- **MATERIAL PROVIDED**
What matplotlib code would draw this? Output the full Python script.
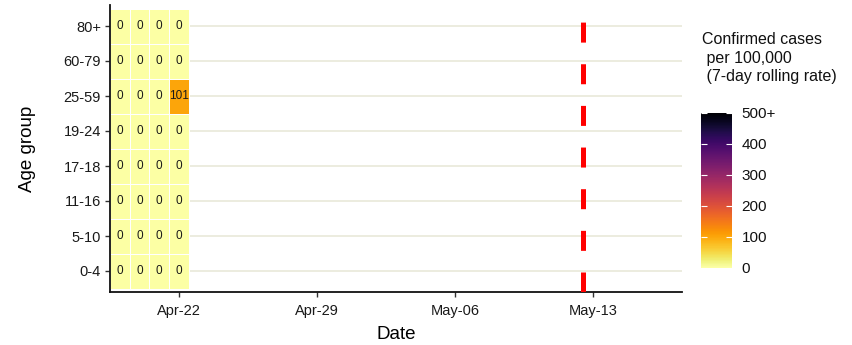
import numpy as np
import matplotlib
matplotlib.use("Agg")
import matplotlib.pyplot as plt
import matplotlib.dates as mdates
from matplotlib.colors import Normalize
import datetime as dt

plt.rcParams['font.family'] = ['Liberation Sans', 'DejaVu Sans']

# ---- data ----
age_groups = ["0-4", "5-10", "11-16", "17-18", "19-24", "25-59", "60-79", "80+"]
dates = ["2021-04-19", "2021-04-20", "2021-04-21", "2021-04-22"]
rates = {
    "0-4":   [0, 0, 0, 0],
    "5-10":  [0, 0, 0, 0],
    "11-16": [0, 0, 0, 0],
    "17-18": [0, 0, 0, 0],
    "19-24": [0, 0, 0, 0],
    "25-59": [0, 0, 0, 101],
    "60-79": [0, 0, 0, 0],
    "80+":   [0, 0, 0, 0],
}
x_ticks = ["2021-04-22", "2021-04-29", "2021-05-06", "2021-05-13"]
x_tick_labels = ["Apr-22", "Apr-29", "May-06", "May-13"]
x_limits = ["2021-04-18 12:00", "2021-05-17 12:00"]
vline_date = "2021-05-12 12:00"
cbar_ticks = [0, 100, 200, 300, 400, 500]
cbar_labels = ["0", "100", "200", "300", "400", "500+"]
vmax = 500

def d(s):
    fmt = "%Y-%m-%d %H:%M" if " " in s else "%Y-%m-%d"
    return mdates.date2num(dt.datetime.strptime(s, fmt))

fig = plt.figure(figsize=(8.52, 3.45), dpi=100)
ax = fig.add_axes([110/852, (345-292)/345, (682-110)/852, (292-5)/345])

cmap = plt.get_cmap("inferno_r")
norm = Normalize(0, vmax)

xd = np.array([d(s) for s in dates])
z = np.array([rates[a] for a in age_groups], dtype=float)
xe = np.concatenate([xd - 0.5, [xd[-1] + 0.5]])
ye = np.arange(len(age_groups) + 1) - 0.5

for yi in range(len(age_groups)):
    ax.axhline(yi, color="#ebebdc", lw=1.3, zorder=0)

mesh = ax.pcolormesh(xe, ye, z, cmap=cmap, norm=norm, edgecolors="white",
                     linewidth=0.5, zorder=2)
for yi, a in enumerate(age_groups):
    for xi, v in enumerate(rates[a]):
        ax.text(xd[xi], yi, f"{v:d}", ha="center", va="center", fontsize=8.5,
                color="#1a1a1a", zorder=3)

ax.axvline(d(vline_date), color="#ff0000", lw=3.6, linestyle=(0, (4.0, 4.33)),
           zorder=4)

ax.set_xlim(d(x_limits[0]), d(x_limits[1]))
ax.set_ylim(-0.6, len(age_groups) - 0.4)
ax.set_xticks([d(s) for s in x_ticks])
ax.set_xticklabels(x_tick_labels)
ax.set_yticks(range(len(age_groups)))
ax.set_yticklabels(age_groups)
ax.tick_params(axis="both", labelsize=10.5, colors="#333333", labelcolor="#1a1a1a",
               length=3.5, width=1)
ax.tick_params(axis="y", pad=3)
ax.tick_params(axis="x", pad=5)
for s in ["top", "right"]:
    ax.spines[s].set_visible(False)
for s in ["left", "bottom"]:
    ax.spines[s].set_linewidth(1.3)
    ax.spines[s].set_color("#111111")
ax.set_xlabel("Date", fontsize=13.5, labelpad=6)
ax.set_ylabel("Age group", fontsize=13.5, labelpad=20)

# colorbar
cax = fig.add_axes([701/852, (345-267.5)/345, 31/852, (267.5-112.5)/345])
cb = fig.colorbar(mesh, cax=cax)
cb.outline.set_visible(False)
cb.set_ticks(cbar_ticks)
cb.set_ticklabels(cbar_labels)
cax.tick_params(axis="y", direction="in", length=4.5, width=0.8, colors="white",
                left=True, right=True, labelsize=11, labelcolor="#111111", pad=7)
fig.text(702/852, 1 - 32/345, "Confirmed cases\n per 100,000\n (7-day rolling rate)",
         fontsize=11.5, va="top", ha="left", linespacing=1.3, color="#111111")

fig.savefig("out.png", dpi=100)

- **WHAT IS ASKED**
Quote the material in full and exactly; do not carry over its pictures.

- **OUTPUT OF THE TASK**
What matplotlib code would draw this? Output the full Python script.
import numpy as np
import matplotlib
matplotlib.use("Agg")
import matplotlib.pyplot as plt
import matplotlib.dates as mdates
from matplotlib.colors import Normalize
import datetime as dt

plt.rcParams['font.family'] = ['Liberation Sans', 'DejaVu Sans']

# ---- data ----
age_groups = ["0-4", "5-10", "11-16", "17-18", "19-24", "25-59", "60-79", "80+"]
dates = ["2021-04-19", "2021-04-20", "2021-04-21", "2021-04-22"]
rates = {
    "0-4":   [0, 0, 0, 0],
    "5-10":  [0, 0, 0, 0],
    "11-16": [0, 0, 0, 0],
    "17-18": [0, 0, 0, 0],
    "19-24": [0, 0, 0, 0],
    "25-59": [0, 0, 0, 101],
    "60-79": [0, 0, 0, 0],
    "80+":   [0, 0, 0, 0],
}
x_ticks = ["2021-04-22", "2021-04-29", "2021-05-06", "2021-05-13"]
x_tick_labels = ["Apr-22", "Apr-29", "May-06", "May-13"]
x_limits = ["2021-04-18 12:00", "2021-05-17 12:00"]
vline_date = "2021-05-12 12:00"
cbar_ticks = [0, 100, 200, 300, 400, 500]
cbar_labels = ["0", "100", "200", "300", "400", "500+"]
vmax = 500

def d(s):
    fmt = "%Y-%m-%d %H:%M" if " " in s else "%Y-%m-%d"
    return mdates.date2num(dt.datetime.strptime(s, fmt))

fig = plt.figure(figsize=(8.52, 3.45), dpi=100)
ax = fig.add_axes([110/852, (345-292)/345, (682-110)/852, (292-5)/345])

cmap = plt.get_cmap("inferno_r")
norm = Normalize(0, vmax)

xd = np.array([d(s) for s in dates])
z = np.array([rates[a] for a in age_groups], dtype=float)
xe = np.concatenate([xd - 0.5, [xd[-1] + 0.5]])
ye = np.arange(len(age_groups) + 1) - 0.5

for yi in range(len(age_groups)):
    ax.axhline(yi, color="#ebebdc", lw=1.3, zorder=0)

mesh = ax.pcolormesh(xe, ye, z, cmap=cmap, norm=norm, edgecolors="white",
                     linewidth=0.5, zorder=2)
for yi, a in enumerate(age_groups):
    for xi, v in enumerate(rates[a]):
        ax.text(xd[xi], yi, f"{v:d}", ha="center", va="center", fontsize=8.5,
                color="#1a1a1a", zorder=3)

ax.axvline(d(vline_date), color="#ff0000", lw=3.6, linestyle=(0, (4.0, 4.33)),
           zorder=4)

ax.set_xlim(d(x_limits[0]), d(x_limits[1]))
ax.set_ylim(-0.6, len(age_groups) - 0.4)
ax.set_xticks([d(s) for s in x_ticks])
ax.set_xticklabels(x_tick_labels)
ax.set_yticks(range(len(age_groups)))
ax.set_yticklabels(age_groups)
ax.tick_params(axis="both", labelsize=10.5, colors="#333333", labelcolor="#1a1a1a",
               length=3.5, width=1)
ax.tick_params(axis="y", pad=3)
ax.tick_params(axis="x", pad=5)
for s in ["top", "right"]:
    ax.spines[s].set_visible(False)
for s in ["left", "bottom"]:
    ax.spines[s].set_linewidth(1.3)
    ax.spines[s].set_color("#111111")
ax.set_xlabel("Date", fontsize=13.5, labelpad=6)
ax.set_ylabel("Age group", fontsize=13.5, labelpad=20)

# colorbar
cax = fig.add_axes([701/852, (345-267.5)/345, 31/852, (267.5-112.5)/345])
cb = fig.colorbar(mesh, cax=cax)
cb.outline.set_visible(False)
cb.set_ticks(cbar_ticks)
cb.set_ticklabels(cbar_labels)
cax.tick_params(axis="y", direction="in", length=4.5, width=0.8, colors="white",
                left=True, right=True, labelsize=11, labelcolor="#111111", pad=7)
fig.text(702/852, 1 - 32/345, "Confirmed cases\n per 100,000\n (7-day rolling rate)",
         fontsize=11.5, va="top", ha="left", linespacing=1.3, color="#111111")

fig.savefig("out.png", dpi=100)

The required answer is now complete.